Storytelling and Brand Expression
One of the most exciting aspects of metaverse web design is the freedom it offers for brand storytelling. A fashion brand can stage virtual runway shows in surreal landscapes. A musician can host listening parties inside album-inspired environments. A real estate developer can walk prospective buyers through unbuilt properties long before construction begins. The most memorable experiences weave these narratives directly into the environment, using architecture, lighting, sound, and guided pacing to create emotional arcs that flat websites simply cannot match.

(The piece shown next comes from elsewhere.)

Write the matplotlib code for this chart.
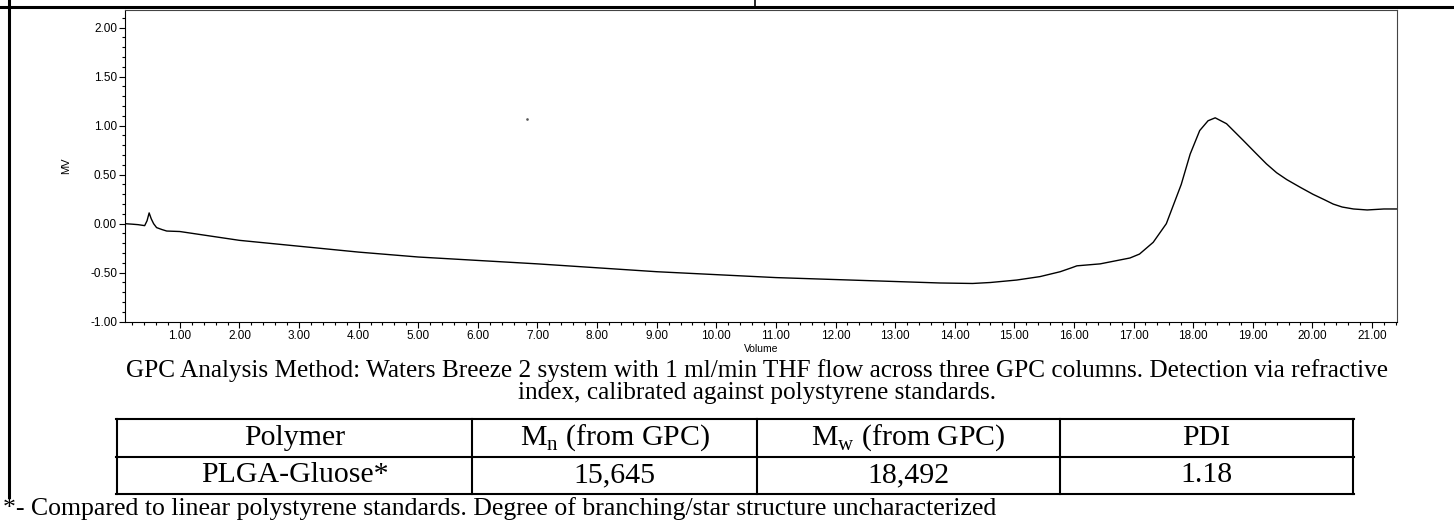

Privacy, Safety, and Trust
Social metaverse experiences introduce new privacy and safety responsibilities. Voice chat in public spaces, avatar harassment, and data collection from spatial interactions all require clear policies and thoughtful product design. Personal space bubbles, mute and block controls, moderation tools, and clear reporting flows are essential for any space where users will interact. Transparency about what data is collected—including biometric-adjacent signals from VR hardware—is increasingly expected and, in many jurisdictions, legally required.
Looking Ahead
Metaverse web design is still finding its grammar, and the best practitioners are building a vocabulary in real time. What is clear is that spatial experiences on the open web are not a passing trend but a steady expansion of what the web can be. Brands that invest now in learning this medium—with modest, purposeful experiments rather than grand all-or-nothing launches—will build the design intuition and technical infrastructure to lead as the spatial web matures. The web of tomorrow will still need clarity, accessibility, and craft, and the teams that pair those fundamentals with spatial thinking will be the ones defining how the metaverse actually serves users.